The moral of this story is remember to enjoy birthday cake.

Wednesday, May 25, 2011

What's wrong with the world?

Well I almost forgot about posting today, but luckily for you all I remembered. You can thank me later.

So what's up with the world? One old geezer says the world is going to end and people give him their life savings? Burglars can injure themselves in people's homes and win money in a legal procedure? People can become famous for having no talent? Justin Bieber is popular?

All these and more are reasons why I think the world is messed up. But there is one thing right in this horrible world, and that is... curling. I love throwing that awesome little round thing across the ice and using special brooms to sweep back and forth so the little round thing will land on a designated target. Oh how I enjoy playing that incredible game, drinking maple syrup and listening to polka music by my favorite artists such as Smithy McHaughenburger... ah... good times... good times... What was I talking about anyway?

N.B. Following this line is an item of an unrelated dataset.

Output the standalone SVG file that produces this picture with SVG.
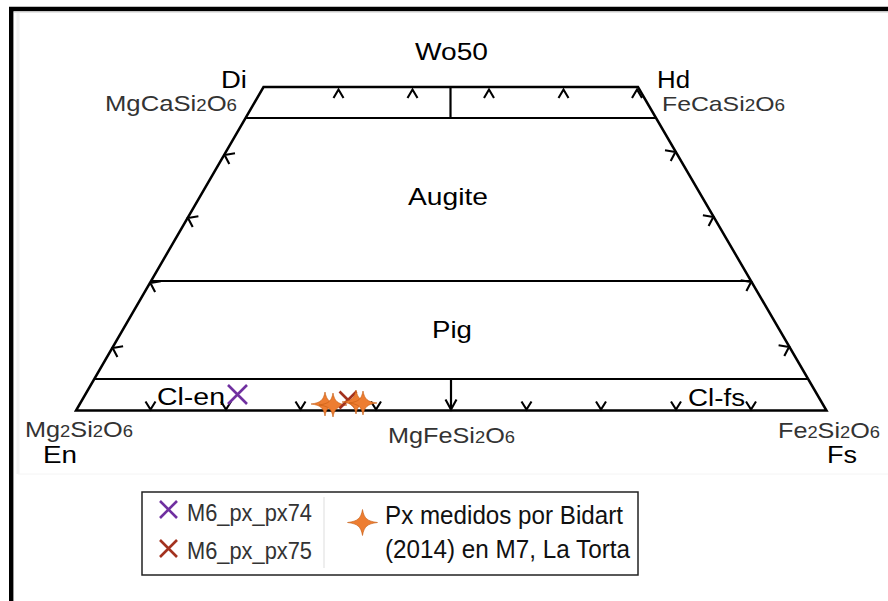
<svg xmlns="http://www.w3.org/2000/svg" width="888" height="601" viewBox="0 0 888 601">
<style>
.ln{stroke:#000;stroke-width:2.5;fill:none;stroke-linecap:square}
.in{stroke:#000;stroke-width:2.2;fill:none}
.tk{stroke:#000;stroke-width:2.1;fill:none;stroke-linejoin:miter}
.lab{font-family:"Liberation Sans",Arial,sans-serif;fill:#000}
.frm{font-family:"Liberation Sans",Arial,sans-serif;fill:#333;font-size:22px}
.sub{font-size:16px}
.leg{font-family:"Liberation Sans",Arial,sans-serif;fill:#333;font-size:23px}
.leg2{font-family:"Liberation Sans",Arial,sans-serif;fill:#111;font-size:25.5px}
.star{fill:#ED7D31;stroke:#C55A11;stroke-width:0.6}
.xp{stroke:#7030A0;stroke-width:2.6;fill:none}
.xr{stroke:#A3321F;stroke-width:2.6;fill:none}
</style>
<defs>
<path id="st" d="M-14,0 C-4.2,-1.3 -1.6,-3.8 0,-12 C1.6,-3.8 4.2,-1.3 14,0 C4.2,1.3 1.6,3.8 0,12 C-1.6,3.8 -4.2,1.3 -14,0Z"/>
<path id="stL" d="M-15,0 C-4.5,-1.4 -1.7,-4 0,-13 C1.7,-4 4.5,-1.4 15,0 C4.5,1.4 1.7,4 0,13 C-1.7,4 -4.5,1.4 -15,0Z"/>
</defs>
<rect x="0" y="0" width="888" height="601" fill="#fff"/>
<g id="frame">
<line x1="9" y1="9" x2="888" y2="9" stroke="#000" stroke-width="4.4"/>
<line x1="11.2" y1="7" x2="11.2" y2="601" stroke="#000" stroke-width="4.4"/>
<line x1="14" y1="12" x2="888" y2="12" stroke="#ccc" stroke-width="1"/>
<line x1="18" y1="13" x2="18" y2="474" stroke="#f2f2f2" stroke-width="3"/>
<line x1="18" y1="474" x2="888" y2="474" stroke="#f4f4f4" stroke-width="1"/>
</g>
<g id="connectors">
<polygon class="ln" points="263.5,87 638,87 826.5,410.5 76,410.5"/>
<line class="in" x1="245.5" y1="118" x2="656" y2="118"/>
<line class="in" x1="151.1" y1="281" x2="751" y2="281"/>
<line class="in" x1="94.3" y1="379" x2="808.1" y2="379"/>
<line class="in" x1="450.5" y1="87" x2="450.5" y2="118"/>
<line class="in" x1="451" y1="379" x2="451" y2="409"/>
<polyline class="tk" points="445.5,399.5 451,409.5 456.5,399.5"/>
<g id="ticks-top">
<polyline class="tk" points="333.5,98 338.5,89.5 343.5,98"/>
<polyline class="tk" points="407.5,98 412.5,89.5 417.5,98"/>
<polyline class="tk" points="484,98 489,89.5 494,98"/>
<polyline class="tk" points="558.5,98 563.5,89.5 568.5,98"/>
<polyline class="tk" points="632,98 637,89.5 642,98"/>
</g>
<g id="ticks-bottom">
<polyline class="tk" points="145.5,401.5 150.5,409.5 155.5,401.5"/>
<polyline class="tk" points="221,401.5 226,409.5 231,401.5"/>
<polyline class="tk" points="295.5,401.5 300.5,409.5 305.5,401.5"/>
<polyline class="tk" points="371,401.5 376,409.5 381,401.5"/>
<polyline class="tk" points="521.5,401.5 526.5,409.5 531.5,401.5"/>
<polyline class="tk" points="596,401.5 601,409.5 606,401.5"/>
<polyline class="tk" points="671,401.5 676,409.5 681,401.5"/>
<polyline class="tk" points="746,401.5 751,409.5 756,401.5"/>
</g>
<g id="ticks-left">
<polyline class="tk" points="235,153.3 224.6,155 229.3,164"/>
<polyline class="tk" points="198.4,216.3 188,218 192.7,227"/>
<polyline class="tk" points="160.8,281.3 150.4,283 155.1,292"/>
<polyline class="tk" points="123.1,346.3 112.7,348 117.4,357"/>
</g>
<g id="ticks-right">
<polyline class="tk" points="665,150.3 675.4,152 670.7,161"/>
<polyline class="tk" points="702.9,215.3 713.3,217 708.6,226"/>
<polyline class="tk" points="740.7,280.3 751.1,282 746.4,291"/>
<polyline class="tk" points="778.6,345.3 789,347 784.3,356"/>
</g>
</g>
<g id="labels">
<text class="lab" x="415" y="60" font-size="23.5" textLength="73" lengthAdjust="spacingAndGlyphs">Wo50</text>
<text class="lab" x="221" y="88" font-size="23" textLength="26" lengthAdjust="spacingAndGlyphs">Di</text>
<text class="lab" x="657" y="88" font-size="23" textLength="33" lengthAdjust="spacingAndGlyphs">Hd</text>
<text class="lab" x="408" y="205" font-size="24.5" textLength="80" lengthAdjust="spacingAndGlyphs">Augite</text>
<text class="lab" x="432" y="338" font-size="24.5" textLength="40" lengthAdjust="spacingAndGlyphs">Pig</text>
<text class="lab" x="157" y="405" font-size="23.5" textLength="68" lengthAdjust="spacingAndGlyphs">Cl-en</text>
<text class="lab" x="688" y="406" font-size="23.5" textLength="57" lengthAdjust="spacingAndGlyphs">Cl-fs</text>
<text class="lab" x="43" y="463" font-size="23.5" textLength="34" lengthAdjust="spacingAndGlyphs">En</text>
<text class="lab" x="827" y="463" font-size="23.5" textLength="30" lengthAdjust="spacingAndGlyphs">Fs</text>
<text class="frm" x="105" y="111" font-size="21" textLength="132" lengthAdjust="spacingAndGlyphs">MgCaSi<tspan class="sub">2</tspan>O<tspan class="sub">6</tspan></text>
<text class="frm" x="662" y="111" style="font-size:21px" textLength="123" lengthAdjust="spacingAndGlyphs">FeCaSi<tspan class="sub">2</tspan>O<tspan class="sub">6</tspan></text>
<text class="frm" x="25" y="437" textLength="108" lengthAdjust="spacingAndGlyphs">Mg<tspan class="sub">2</tspan>Si<tspan class="sub">2</tspan>O<tspan class="sub">6</tspan></text>
<text class="frm" x="388" y="443" textLength="127" lengthAdjust="spacingAndGlyphs">MgFeSi<tspan class="sub">2</tspan>O<tspan class="sub">6</tspan></text>
<text class="frm" x="778" y="438" textLength="102" lengthAdjust="spacingAndGlyphs">Fe<tspan class="sub">2</tspan>Si<tspan class="sub">2</tspan>O<tspan class="sub">6</tspan></text>
</g>
<g id="data">
<g id="px74"><path class="xp" d="M228,385 L247,404 M247,385 L228,404"/></g>
<g id="bidart">
<use href="#st" class="star" x="325" y="404"/>
<use href="#st" class="star" x="333" y="405"/>
</g>
<g id="px75"><path class="xr" d="M339.5,391.5 L356.5,408.5 M356.5,391.5 L339.5,408.5"/></g>
<g id="bidart2">
<use href="#st" class="star" x="356" y="402"/>
<use href="#st" class="star" x="363" y="403"/>
</g>
</g>
<g id="legend">
<rect x="142" y="492" width="496" height="83" fill="#fff" stroke="#222" stroke-width="1.5"/>
<line x1="324" y1="497" x2="324" y2="568" stroke="#ddd" stroke-width="1"/>
<g id="leg-px74"><path class="xp" d="M160,501 L177,518 M177,501 L160,518"/>
<text class="leg" x="187" y="521" textLength="125" lengthAdjust="spacingAndGlyphs">M6_px_px74</text></g>
<g id="leg-px75"><path class="xr" d="M160,540 L177,557 M177,540 L160,557"/>
<text class="leg" x="187" y="559" textLength="125" lengthAdjust="spacingAndGlyphs">M6_px_px75</text></g>
<g id="leg-bidart"><use href="#stL" class="star" x="362.5" y="522.5"/>
<text class="leg2" x="385" y="524" textLength="238" lengthAdjust="spacingAndGlyphs">Px medidos por Bidart</text>
<text class="leg2" x="385" y="558" textLength="245" lengthAdjust="spacingAndGlyphs">(2014) en M7, La Torta</text></g>
</g>
</svg>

Well, I kind of lost my train of thought, so let me conclude with an poem that I wrote that I thought was pretty meaningful:

Roses are red
Violets are blue
Lima is the capital of Peru

Thank you.

Tuesday, May 24, 2011

First Post

Hi. I'm Evan. Next year I'm going to a performing arts school in the creative writing department. I want to practice my writing so I'm gonna try to write something on this blog every day. I will probably miss a few days, but I will try to do it as often as I can.

So what will I write? Good question, anonymous viewer. I don't really know. It could be just a journal entry, me talking about current events, a story, a poem, or whatever. But something. I don't really care if anyone is interested, I just want to practice my writing.

Well, wish me luck. Hopefully I will be able to keep this up. Enjoy the blog of wonderfulness.